No es que quiera excusarme, pero desde el verano a esta parte he tenido más trabajo del habitual. Durante el último mes además, las visitas a mi casita también se han multiplicado en tres tandas de cuatro, dos y cuatro amiguitas (y familia), con lo que al final, ni tiempo ni espacio físico ni mental para contar na de na. Eso sí, se agradecen los mimitos recibidos (y las viandas, que no vamos a engañar a nadie, y vienen de lujo). Total que al final, entre una cosa y otra, me he plantado de vacaciones en Italia con mi madrecita querida que vino a verme a Skopje con mi hermanita y dos amiguitas muy majas, y “aprovechando” las fatales conexiones de Macedonia del Norte, recorremos mundo juntas.

Así que en esas estamos.
Seis días tardaron Romeo y Julieta en cortejarse, casarse y morir por amor. Yo he tardado aproximadamente 10 minutos en enamorarme de la ciudad en la que vivieron los dos amantes.
No esperaba tanto, la verdad. La fama de ciudad romántica quizá me transmitía una imagen de ñoñería de balcón y corazones rotos, y aunque quería visitarla, pensaba que en un “ratito” se le acabaría el amor a Verona. Pero no, lo del amor imposible es lo de menos en esta ciudad en la que cuando parece que ya no queda nada por ver, aparecen nuevas calles de colores.


Nos alojamos en el centro, en una callejuela desde la que tardamos 1 minuto a la Piazza Erbe, antiguo mercado que aún conserva puestos, pero más bien enfocados al turismo, con bolsos de piel, brochetas de fruta, pinochos y pasta de formas variopintas. Las hay que creen que son calaveras -qué graciosas- y yo me muero de risa por la confusión aunque en el paquete vengan los atributos de Miguel Ángel para justificar la forma en cuestión.


La verdad es que no sabes dónde mirar: si a la columna que flanquea la plaza, las casas pintadas, la torre del reloj o las farolas que desde el minuto uno me conquistaron por ese color azulón que no pega nada y pega todo.
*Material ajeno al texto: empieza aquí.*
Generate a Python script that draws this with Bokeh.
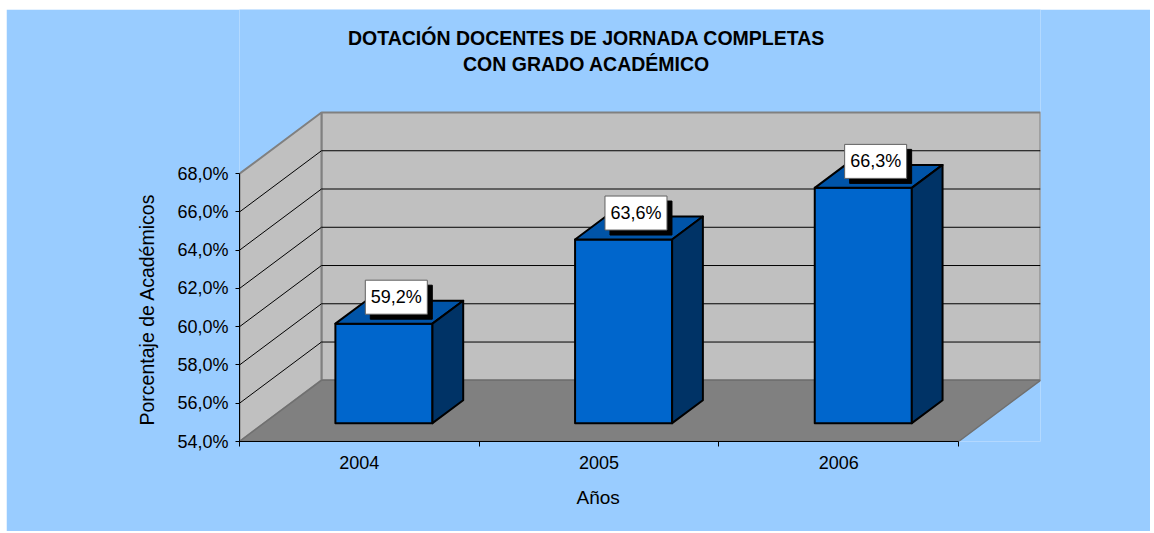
from bokeh.plotting import figure
from bokeh.models import LinearAxis, FixedTicker, Title
from bokeh.core.properties import value
from bokeh.embed import file_html
from bokeh.resources import INLINE

# ---- data ----
years = ["2004", "2005", "2006"]
pct = [59.2, 63.6, 66.3]
y_ticks = [54, 56, 58, 60, 62, 64, 66, 68]
y_tick_labels = ["54,0%", "56,0%", "58,0%", "60,0%", "62,0%", "64,0%", "66,0%", "68,0%"]
title_lines = ["DOTACIÓN DOCENTES DE JORNADA COMPLETAS", "CON GRADO ACADÉMICO"]
x_title = "Años"
y_title = "Porcentaje de Académicos"

# ---- layout / style ----
FONT = "Liberation Sans"
W, H = 1144, 522
BL, BR, BT, BB = 233, 110, 0, 90
FW, FH = W - BL - BR, H - BT - BB
YMIN, YMAX = y_ticks[0], y_ticks[-1]
NC = len(years)
DX = 0.342      # depth offset, category units
DY = 3.2        # depth offset, percent units
X_END = NC + DX
SX = FW / X_END
SY = 329 / (YMAX + DY - YMIN)       # px per percent (back wall height 329 px)
Y_END = YMIN + FH / SY              # frame extends up to the top (title area)
BAR_W = 0.405
F0, F1 = 0.3, 0.675
BG = "#99CCFF"
FRAME_LEFT, FRAME_BOTTOM = 6 + BL, 9 + H - BB   # page pixels


def px_x(page_x):
    return (page_x - FRAME_LEFT) / SX


def px_y(page_y):
    return YMIN + (FRAME_BOTTOM - page_y) / SY


p = figure(width=W, height=H, x_range=(0, X_END), y_range=(YMIN, Y_END),
           x_axis_type=None, y_axis_type=None, output_backend="svg",
           toolbar_location=None, min_border_left=BL, min_border_right=BR,
           min_border_top=BT, min_border_bottom=BB)
p.margin = (9, 0, 0, 6)
p.background_fill_color = BG
p.border_fill_color = BG
p.outline_line_color = None
p.xgrid.visible = False
p.ygrid.visible = False
p.title.visible = False

# walls and floor
p.patches(xs=[[DX, NC + DX, NC + DX, DX], [0, DX, DX, 0]],
          ys=[[YMIN + DY, YMIN + DY, YMAX + DY, YMAX + DY], [YMIN, YMIN + DY, YMAX + DY, YMAX]],
          fill_color="#C0C0C0", line_color="#808080", line_width=2)
p.patch(x=[0, NC, NC + DX, DX], y=[YMIN, YMIN, YMIN + DY, YMIN + DY],
        fill_color="#808080", line_color="#707070", line_width=1.5)

# gridlines on back and side walls
gx, gy = [], []
for t in y_ticks[1:-1]:
    gx.append([DX, NC + DX]); gy.append([t + DY, t + DY])
    gx.append([0, DX]); gy.append([t, t + DY])
p.multi_line(xs=gx, ys=gy, line_color="black", line_width=1)

# bars
fx, fy, tx, ty, sx_, sy_ = [], [], [], [], [], []
for i, v in enumerate(pct):
    cx = i + 0.5
    x0, x1 = cx - BAR_W / 2, cx + BAR_W / 2
    fx.append([x0 + F0 * DX, x1 + F0 * DX, x1 + F0 * DX, x0 + F0 * DX])
    fy.append([YMIN + F0 * DY, YMIN + F0 * DY, v + F0 * DY, v + F0 * DY])
    tx.append([x0 + F0 * DX, x1 + F0 * DX, x1 + F1 * DX, x0 + F1 * DX])
    ty.append([v + F0 * DY, v + F0 * DY, v + F1 * DY, v + F1 * DY])
    sx_.append([x1 + F0 * DX, x1 + F1 * DX, x1 + F1 * DX, x1 + F0 * DX])
    sy_.append([YMIN + F0 * DY, YMIN + F1 * DY, v + F1 * DY, v + F0 * DY])
p.patches(xs=fx, ys=fy, fill_color="#0066CC", line_color="black", line_width=2, line_join="round")
p.patches(xs=tx, ys=ty, fill_color="#0054A8", line_color="black", line_width=2, line_join="round")
p.patches(xs=sx_, ys=sy_, fill_color="#003366", line_color="black", line_width=2, line_join="round")

# data labels
lx = [i + 0.5 + (F0 + F1) / 2 * DX - 3 / SX for i in range(NC)]
ly = [v + (F0 + F1) / 2 * DY + 15 / SY for v in pct]
ltxt = [("%.1f" % v).replace(".", ",") + "%" for v in pct]
p.rect(x=[a + 5 / SX for a in lx], y=[b - 5 / SY for b in ly], width=62, height=34,
       width_units="screen", height_units="screen", fill_color="black", line_color="black")
p.rect(x=lx, y=ly, width=62, height=34, width_units="screen", height_units="screen",
       fill_color="white", line_color="#606060", line_width=1)
p.text(x=lx, y=ly, text=ltxt, text_align="center", text_baseline="middle",
       text_font=value(FONT), text_font_size="18px", text_color="black")

# chart title (two centred lines)
p.text(x=[px_x(586)] * 2, y=[px_y(37), px_y(63)], text=title_lines,
       text_align="center", text_baseline="middle", text_font=value(FONT),
       text_font_size="19.5px", text_font_style="bold", text_color="black")

# axes
yaxis = LinearAxis(ticker=FixedTicker(ticks=y_ticks, minor_ticks=[]), bounds=(YMIN, YMAX),
                   major_label_overrides={t: s for t, s in zip(y_ticks, y_tick_labels)},
                   major_label_text_font=FONT, major_label_text_font_size="18px",
                   major_label_text_color="black", major_label_standoff=7,
                   major_tick_out=4, major_tick_in=0, minor_tick_out=0, minor_tick_in=0,
                   axis_line_color="black", major_tick_line_color="black")
p.add_layout(yaxis, "left")

xaxis = LinearAxis(ticker=FixedTicker(ticks=[i + 0.5 for i in range(NC)],
                                      minor_ticks=list(range(NC + 1))),
                   bounds=(0, NC),
                   major_label_overrides={i + 0.5: y for i, y in enumerate(years)},
                   major_label_text_font=FONT, major_label_text_font_size="18px",
                   major_label_text_color="black", major_label_standoff=9,
                   major_tick_out=0, major_tick_in=0, minor_tick_out=5, minor_tick_in=0,
                   axis_line_color="black", minor_tick_line_color="black")
p.add_layout(xaxis, "below")

# axis titles (as titles so they can be centred on the front axes)
p.add_layout(Title(text=y_title, align="left", offset=16, standoff=34,
                   text_font=FONT, text_font_size="19.5px", text_font_style="normal",
                   text_color="black"), "left")
p.add_layout(Title(text=x_title, align="left", offset=337, standoff=26,
                   text_font=FONT, text_font_size="19px", text_font_style="normal",
                   text_color="black"), "below")

open("out.html", "w").write(file_html(p, INLINE))
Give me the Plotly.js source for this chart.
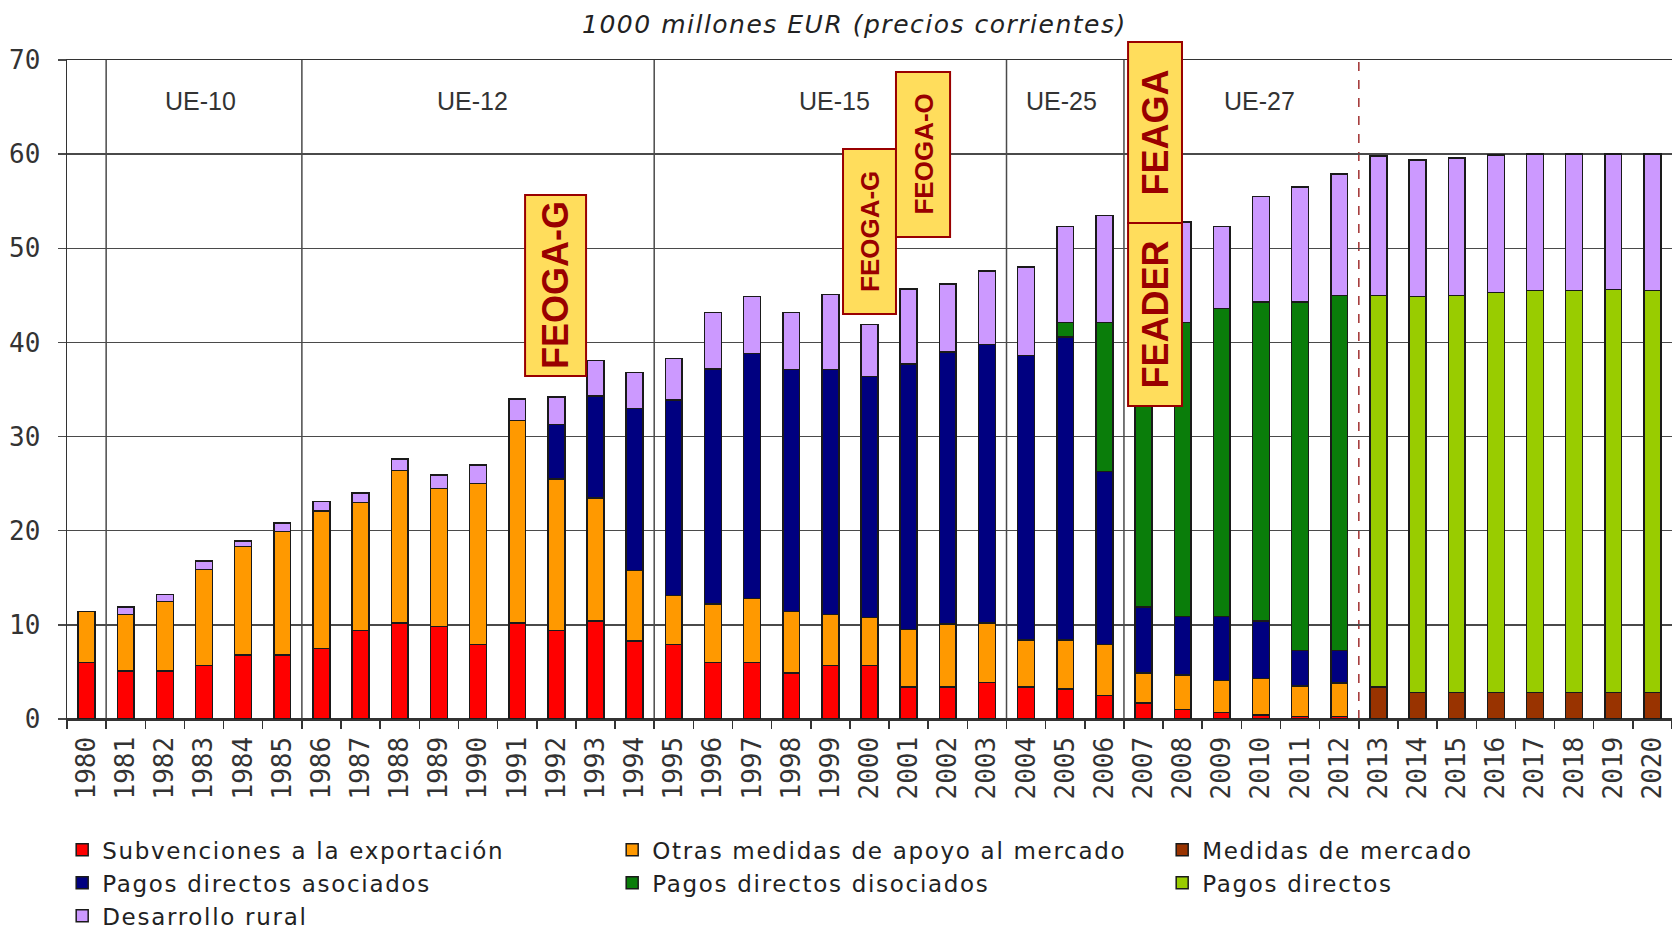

Seguimos encontrado plazas: la del Signorio, la de Dante, la peschiera, y la de Brea en la que resiste al tiempo la Arena, donde me hubiera encantado escuchar una ópera (no es temporada) porque no creo que los espectáculos de gladiadores y fieras sigan en activo (yo que ya me veía yo con el pulgar preparado…)




Las calles son medio peatonales con algún coche y vespas ocasionales, animadas, pero tranquilas, sin grandes aglomeraciones ni por las comerciales, y no será por falta de tiendas porque el centro hace las delicias de cualquier comprador compulsivo.




La casa de Julieta y el famoso balcón es carne de cañón adolescentes y ventiañeros, y la pobre estatua de la enamorada sufre aquello de “Julieta, tócame una teta” a manos de turistas que creen a pies juntillas que hacerlo les dará suerte en el amor o les traerá de vuelta a la ciudad. Alrededor todos los negocios se llaman “Julieta y Romeo” y los souvenirs son corazones y balcones en forma de imán. Y luego te olvidas de los dos porque si ya cuesta creerse lo del sitio exacto donde nació Jesús en Belén, lo de pensar que los amantes de una novela andaban por allí de verdad de la buena, pues es como si me creo que el andén 3/4 de Harry Potter existe para coger el expreso de Hogwarts. Incrédula que es una, lo sé. Además sigue habiendo tantos palacios y tantas casas bonitas que cualquiera podría haber albergado historias de amor y tragedias más grandes aún, así que sigues paseando tranquilamente sin prisa, dejándote sorprender en cada esquina, olvidando amoríos shakespearianos.



Cuando parece que se acaba el centro, hay un castillo medieval gigante -castelvecchio- y un puente de piedra desde el que ves, al otro lado del río, el teatro romano, una cúpula y dos y tres…



Y la iglesia de Santa Anastasia, el Duomo y San Lorenzo y… un no parar entre calles empedradas.



No sé si volveré alguna vez a Verona, pero no me importaría. Cada vez más viajo sin mapa y recorriendo calles sin rumbo, y esta ciudad es perfecta para perderse y encontrar a cada paso algo nuevo. Tal vez me pierda el monumento “x”, pero el disfrute de no llevar la nariz metida en un papel o en el móvil, compensa sin lugar a dudas. Verona es uno de esos sitios en los que vas diciendo “oye, pues qué bonito es esto”y cuando te marchas, lo haces con sensación la mar de agradable. Seguiremos contando, seguiremos viajando, jejeje.